- An Indian diplomat objected to an incorrect Jammu and Kashmir map at a Bangladesh seminar
- Pooja Kumari Jha stated Jammu and Kashmir is an integral and inalienable part of India
- The objection came during a presentation by former Bangladesh High Commissioner to India Ahmed Tariq Karim
An Indian diplomat objected to the depiction of an incorrect map of Jammu and Kashmir during a seminar in Bangladesh, reiterating that the union territory is an "integral and inalienable" part of India.
Pooja Kumari Jha, an official at the Indian High Commission in Dhaka, raised the objection during a presentation by former Bangladesh High Commissioner to India Ahmed Tariq Karim at a seminar -- "Rebuilding Trust, Renewing Regional Integration: Pathways for Revitalising SAARC" -- at the Bangladesh Institute of International and Strategic Studies (BIISS) on Monday.
As Karim, who served as Bangladesh's High Commissioner to India from 2009 to 2014, was speaking, Jha, who was in the audience, pointed out that the map shown in his presentation was incorrect.
"The map of India depicted is incorrect. Jammu and Kashmir is an integral part of India," she said.

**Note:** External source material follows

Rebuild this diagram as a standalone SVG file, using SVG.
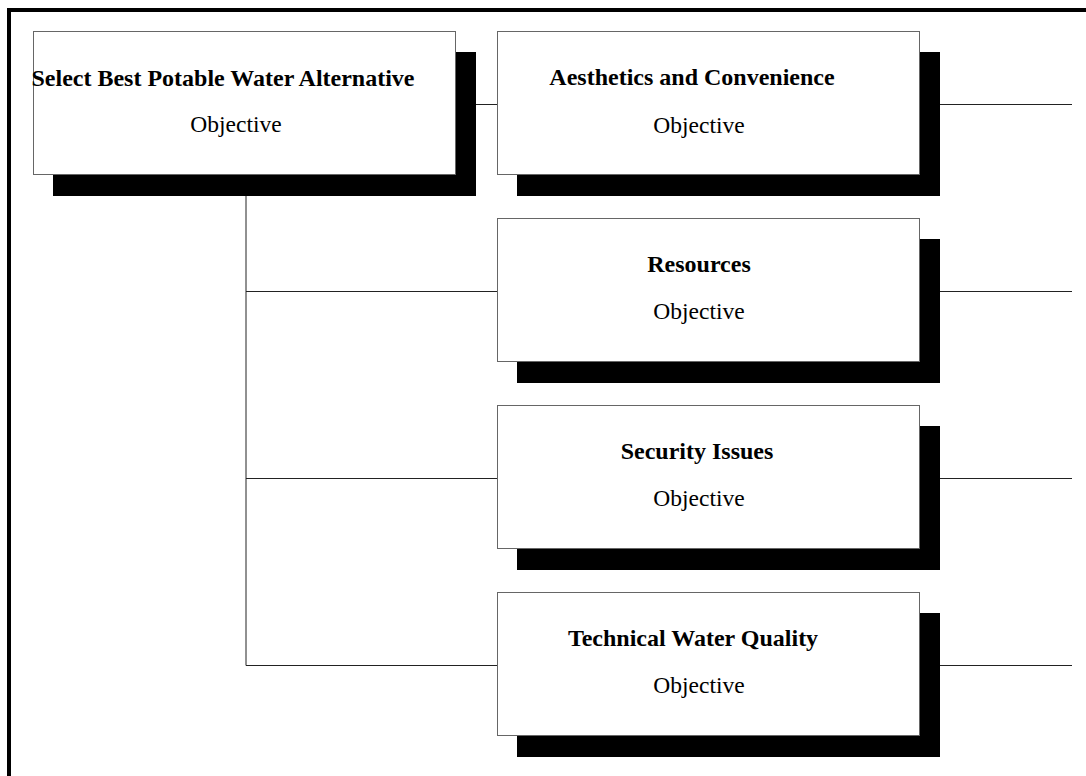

India's Second Secretary at the Indian High Commission in Dhaka, Puja Jha, raised an immediate objection after a map shown during a foreign policy seminar in Bangladesh depicted Jammu & Kashmir as part of Pakistan.
— Aditya Raj Kaul (@AdityaRajKaul) July 10, 2026
She stated that Jammu & Kashmir is an integral and inalienable… pic.twitter.com/a4b2IV8ZhA
Karim said the map was "for representational purposes only" and "doesn't project actual boundaries".
The Indian official acknowledged his clarification but reiterated India's stand on Jammu and Kashmir.
"I understand, Sir, but Jammu and Kashmir is an integral part of India, and it is misrepresented here. So I just wanted to point out," she said.
Karim then asked whether she was from India, following which she said she is the second secretary at the Indian High Commission in Dhaka.
"The point is noted," he responded.
Continuing with his presentation, Karim said that most South Asian states emerge from colonial rule with legal sovereignty, but also with "congested identities, uneven institutions, and deep anxieties about territorial integrity".
"Colonialism did not merely draw borders. It reorganised political imagination. It encouraged elites to think of security primarily in territorial terms and to view neighbouring states as lesser partners and more as potential threats," he said.
He said that South Asia before colonial consolidation was not a set of "sealed territorial containers".
"It was a layered region of empires, princely states, trading rules, pilgrimage networks, linguistic continuance, renovations, and ecological zones. Communities moved, traded, worshipped, married, and migrated across spaces that later became borders," he said.
"It divided families, markets, rivers, railways, ports, memories, and identities. It turned shared spaces into contested territories, and everyday mobility into a matter of passports, visas, suspicion, and security clearances. One may think of partition as a division of a family house," he added.
Bangladesh's State Minister for Foreign Affairs Shama Obaed attended the event as the chief guest.